Photo: REUTERS/Rupak De Chowdhuri/Files
Photo: REUTERS/Rupak De Chowdhuri/Files

NEW DELHI: India is not just a bright spot in economic growth worldwide but also in terms of energy demand, BP Group Chief Economist Spencer Dale said as he saw the country’s import dependence rising in next two decades.

India’s energy production rises by 117 per cent to 817 million tons of oil equivalent to 2035 while consumption grows by 128 per cent, according to BP’s Energy Outlook 2035.

Oil imports rise by 161 per cent from current level of 190 million tons and account for 61 per cent of the net increase in imports, followed in volumetric terms by increasing imports of coal (96 per cent) and gas (270 per cent).

“India is bright spot in GDP and in terms of energy demand,” he said adding other big consuming nations like China, Russia and Brazil have their own problems.

But in India “its growth rate is strong,” he told reporters here.

The challenge for India is to find energy sources for the rising demand.

“The sharp slowing in China’s energy demand growth is partially offset by a pickup in other developing countries. India accounts for more than a quarter of the growth in global energy demand in the final decade of the Outlook, double its contribution over the past decade,” BP Energy Outlook said.

India shows the largest growth in coal consumption (435 million tons oil equivalent), overtaking the US to become the world’s second biggest consumer of coal.

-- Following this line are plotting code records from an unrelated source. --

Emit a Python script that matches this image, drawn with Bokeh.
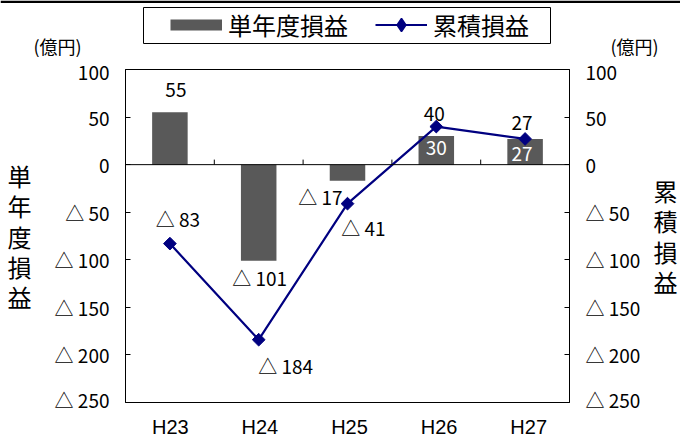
import math
from bokeh.plotting import figure
from bokeh.layouts import column
from bokeh.models import (ColumnDataSource, FactorRange, Range1d, LinearAxis, FixedTicker,
                          Span, LabelSet, Label, Legend, LegendItem)
from bokeh.embed import file_html
from bokeh.resources import INLINE
from bokeh.core.properties import value

# ---- data ----
categories = ["H23", "H24", "H25", "H26", "H27"]
annual = [55, -101, -17, 30, 27]          # 単年度損益
cumulative = [-83, -184, -41, 40, 27]     # 累積損益
y_ticks = [100, 50, 0, -50, -100, -150, -200, -250]


def fmt(v):
    return f"△ {-v}" if v < 0 else f"{v}"


# ---- label placement (px offsets, styles) ----
bar_dx = [6, 1, -27, 0, -3]
bar_dy = [22, -17, -16, -12, -15]
bar_color = ["black", "black", "black", "white", "white"]
cum_dx = [8, 27, 16, -2, -3]
cum_dy = [25, -26, -24, 13, 16]

FONT = "Noto Sans CJK JP"
LATIN = "Liberation Sans"
BAR_COLOR = "#595959"
LINE_COLOR = "#000080"
W = 680
HEAD_H = 57
FOOT_H = 25
LEFT_B, RIGHT_B = 125, W - 573
MAIN_H = 12 + 333 + 10

src = ColumnDataSource(data=dict(
    cat=categories, annual=annual, cum=cumulative,
    bar_text=[fmt(v) for v in annual], cum_text=[fmt(v) for v in cumulative],
    bar_dx=bar_dx, bar_dy=bar_dy, bar_color=bar_color, cum_dx=cum_dx, cum_dy=cum_dy,
))


def plain(fig):
    fig.frame_align = False
    fig.grid.visible = False
    fig.background_fill_color = "white"
    fig.border_fill_color = "white"


# ================= header (legend + units) =================
head = figure(width=W, height=HEAD_H, x_range=Range1d(0, W), y_range=Range1d(HEAD_H, 0),
              min_border=0, x_axis_location=None, y_axis_location=None, title=None,
              output_backend="svg", toolbar_location=None, tools="")
plain(head)
head.outline_line_color = None

# top rule of the page
head.add_layout(Span(location=1.2, dimension="width", line_color="black", line_width=2.5))

# legend frame
head.quad(left=[143], right=[550], top=[7], bottom=[43], fill_alpha=0,
          line_color="black", line_width=1)
off = [-1000, -999]
sw_bar = head.line(x=off, y=off, line_color=BAR_COLOR, line_width=11)
sw_line = head.line(x=off, y=off, line_color=LINE_COLOR, line_width=2.2)
sw_pt = head.scatter(x=off, y=off, marker="diamond", size=12,
                     fill_color=LINE_COLOR, line_color=LINE_COLOR, line_width=1.5)
legend = Legend(items=[LegendItem(label="単年度損益", renderers=[sw_bar]),
                       LegendItem(label="累積損益", renderers=[sw_line, sw_pt])],
                orientation="horizontal", location=(170, HEAD_H - 42),
                glyph_width=52, glyph_height=33, label_standoff=6, spacing=27,
                padding=0, margin=0, border_line_alpha=0, background_fill_alpha=0,
                label_text_font=FONT, label_text_font_size="24px",
                label_text_color="black", label_height=23)
head.add_layout(legend)

for ux in (57, 634):
    head.add_layout(Label(x=ux, y=45, text="(億円)", text_font=FONT, text_font_size="18px",
                          text_color="black", text_align="center", text_baseline="middle"))

# ================= main chart =================
x_range = FactorRange(*categories)
p = figure(x_range=x_range, y_range=Range1d(-250, 100),
           width=W, height=MAIN_H, min_border_left=LEFT_B, min_border_right=RIGHT_B,
           min_border_top=12, min_border_bottom=10, title=None, x_axis_location=None,
           output_backend="svg", toolbar_location=None, tools="")
plain(p)
p.outline_line_color = "black"
p.outline_line_width = 1


def style_axis(ax, title, standoff):
    ax.ticker = FixedTicker(ticks=y_ticks)
    ax.major_label_overrides = {t: fmt(t) for t in y_ticks}
    ax.major_tick_in = 5
    ax.major_tick_out = 0
    ax.minor_tick_in = 0
    ax.minor_tick_out = 0
    ax.axis_line_color = "black"
    ax.major_tick_line_color = "black"
    ax.major_label_text_font = FONT
    ax.major_label_text_font_size = "19px"
    ax.major_label_text_color = "black"
    ax.major_label_standoff = 16
    ax.axis_label = title
    ax.axis_label_orientation = "horizontal"
    ax.axis_label_standoff = standoff
    ax.axis_label_text_font = FONT
    ax.axis_label_text_font_size = "24px"
    ax.axis_label_text_font_style = "normal"
    ax.axis_label_text_color = "black"
    ax.axis_label_text_line_height = 0.86


style_axis(p.yaxis[0], "単\n年\n度\n損\n益", 20)
right = LinearAxis()
style_axis(right, "累\n積\n損\n益", 10)
p.add_layout(right, "right")

# zero line acting as category axis with boundary ticks
p.add_layout(Span(location=0, dimension="width", line_color="black", line_width=1))
bounds = list(range(1, len(categories)))
p.segment(x0=bounds, y0=[0] * len(bounds), x1=bounds, y1=[5.3] * len(bounds),
          line_color="black", line_width=1)

p.vbar(x="cat", top="annual", width=0.4, source=src, fill_color=BAR_COLOR, line_color=None)
p.line(x="cat", y="cum", source=src, line_color=LINE_COLOR, line_width=2.2)
p.scatter(x="cat", y="cum", source=src, marker="square", angle=math.pi / 4,
          size=9, fill_color=LINE_COLOR, line_color=LINE_COLOR)

common = dict(text_font=value(FONT), text_font_size="19px",
              text_align="center", text_baseline="middle")
p.add_layout(LabelSet(x="cat", y="annual", text="bar_text", x_offset="bar_dx",
                      y_offset="bar_dy", text_color="bar_color", source=src, **common))
p.add_layout(LabelSet(x="cat", y="cum", text="cum_text", x_offset="cum_dx",
                      y_offset="cum_dy", text_color="black", source=src, **common))

# ================= footer (category labels) =================
foot = figure(x_range=x_range, y_range=Range1d(FOOT_H, 0), width=W, height=FOOT_H,
              min_border_left=LEFT_B, min_border_right=RIGHT_B, min_border_top=0,
              min_border_bottom=0, x_axis_location=None, y_axis_location=None, title=None,
              output_backend="svg", toolbar_location=None, tools="")
plain(foot)
foot.outline_line_color = None
foot.add_layout(LabelSet(x="cat", y=14, text="cat", source=src, text_color="black",
                         text_font=value(LATIN), text_font_size="20px",
                         text_align="center", text_baseline="middle"))

layout = column(head, p, foot, spacing=0)
open("out.html", "w", encoding="utf-8").write(file_html(layout, INLINE))
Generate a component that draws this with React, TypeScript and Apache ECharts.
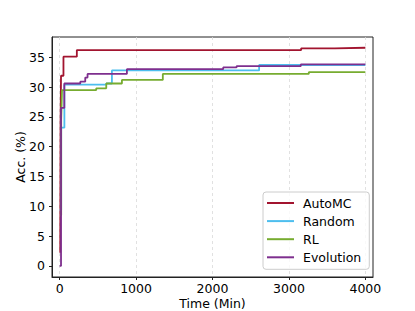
import React, { useEffect, useRef } from "react";
import * as echarts from "echarts";

const seriesNames = ["AutoMC", "Random", "RL", "Evolution"];
const autoX = [8, 12, 18, 50, 225, 3160, 3600, 4000];
const autoY = [2.2, 24.0, 31.9, 35.1, 36.2, 36.5, 36.6, 36.6];
const randX = [0, 20, 62, 610, 684, 2610, 4000];
const randY = [9.4, 23.2, 30.4, 30.6, 32.8, 33.7, 33.7];
const rlX = [5, 20, 25, 31, 479, 610, 815, 1350, 3260, 4000];
const rlY = [8.5, 24.5, 26.7, 29.5, 29.8, 30.6, 31.2, 32.2, 32.5, 32.5];
const evoX = [0, 18, 61, 270, 335, 365, 880, 2140, 2315, 3155, 4000];
const evoY = [0, 26.5, 30.6, 30.9, 31.6, 32.2, 33.0, 33.3, 33.5, 33.8, 33.8];
const xTicks = [0, 1000, 2000, 3000, 4000];
const yTicks = [0, 5, 10, 15, 20, 25, 30, 35];
const colors = ["#A2142F", "#4DBEEE", "#77AC30", "#7E2F8E"];

const FONT = "DejaVu Sans";

export default function App() {
  const ref = useRef<HTMLDivElement>(null);
  useEffect(() => {
    if (!ref.current) return;
    const chart = echarts.init(ref.current, undefined, { renderer: "svg" });
    const xs = [autoX, randX, rlX, evoX];
    const ys = [autoY, randY, rlY, evoY];
    chart.setOption({
      animation: false,
      grid: {
        left: 52,
        top: 37,
        width: 321,
        height: 240,
        show: true,
        borderColor: "#222",
        borderWidth: 1,
        backgroundColor: "transparent",
        outerBoundsMode: "none",
        containLabel: false,
      },
      legend: {
        orient: "vertical",
        left: 263,
        top: 192,
        width: 104,
        padding: [4, 8, 5, 4],
        icon: "rect",
        itemWidth: 27,
        itemHeight: 2,
        itemGap: 4.1,
        backgroundColor: "rgba(255,255,255,0.8)",
        borderColor: "#cccccc",
        borderWidth: 1,
        borderRadius: 3,
        textStyle: {
          fontFamily: FONT,
          fontSize: 12.5,
          lineHeight: 14,
          color: "#000",
          padding: [0, 0, 0, 4],
        },
        data: seriesNames,
      },
      xAxis: {
        type: "value",
        min: -100,
        max: 4100,
        splitNumber: 5,
        name: "Time (Min)",
        nameLocation: "middle",
        nameGap: 26,
        nameMoveOverlap: false,
        nameTextStyle: {
          fontFamily: FONT,
          fontSize: 12.5,
          lineHeight: 13,
          color: "#000",
          verticalAlign: "middle",
        },
        axisLine: { show: true, onZero: false, lineStyle: { color: "#222", width: 1 } },
        axisTick: { show: true, length: 3, customValues: xTicks, lineStyle: { color: "#222" } },
        axisLabel: {
          customValues: xTicks,
          margin: 5,
          fontFamily: FONT,
          fontSize: 12.5,
          lineHeight: 13,
          color: "#000",
          formatter: (v: number) => String(v),
        },
        splitLine: {
          show: true,
          lineStyle: { color: "#d9d9d9", type: [3, 3], width: 0.8 },
        },
      },
      yAxis: {
        type: "value",
        min: -1.85,
        max: 38.4,
        splitNumber: 8,
        name: "Acc. (%)",
        nameLocation: "middle",
        nameGap: 32,
        nameMoveOverlap: false,
        nameTextStyle: { fontFamily: FONT, fontSize: 12.5, color: "#000", verticalAlign: "middle" },
        axisLine: { show: true, onZero: false, lineStyle: { color: "#222", width: 1 } },
        axisTick: { show: true, length: 3, customValues: yTicks, lineStyle: { color: "#222" } },
        axisLabel: {
          customValues: yTicks,
          margin: 7,
          fontFamily: FONT,
          fontSize: 12.5,
          color: "#000",
          formatter: (v: number) => String(v),
        },
        splitLine: { show: false },
      },
      series: seriesNames.map((name, i) => ({
        name,
        type: "line",
        step: "end",
        symbol: "none",
        color: colors[i],
        lineStyle: { width: 1.8, color: colors[i] },
        data: xs[i].map((x, j) => [x, ys[i][j]]),
      })),
    });
    return () => chart.dispose();
  }, []);
  return (
    <div
      ref={ref}
      style={{ position: "fixed", left: 0, top: 0, width: 415, height: 311, background: "#fff" }}
    />
  );
}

Over two-thirds of India’s increased coal demand feeds into the power sector.

Demand for gas expands by 155 per cent, followed by coal (121 per cent) and oil (118 per cent), while renewables rise by 656 per cent, nuclear by 334 per cent, and hydro by 99 per cent.

“India’s energy mix evolves very slowly over the Outlook, with fossil fuels accounting for 87 per cent of demand in 2035, compared to a global average of 79 per cent. This is down from 92 per cent in 2014,” it said.

Its share of global demand rises to 8.7 per cent in 2035, accounting for the second largest share of the BRIC countries with China at 25 per cent, Russia 4 per cent, and Brazil 2 per cent.

Coal remains the dominant fuel produced in India with a 66 per cent share of total production in 2035. Renewables overtake oil as the second largest, increasing from 4 per cent to 13 per cent in 2035 as oil drops from 11 per cent to 4 per cent.

“By 2035, India’s energy intensity of GDP is nearly 40 per cent lower than today’s level, compared to an average BRIC decline of 44 per cent,” he said.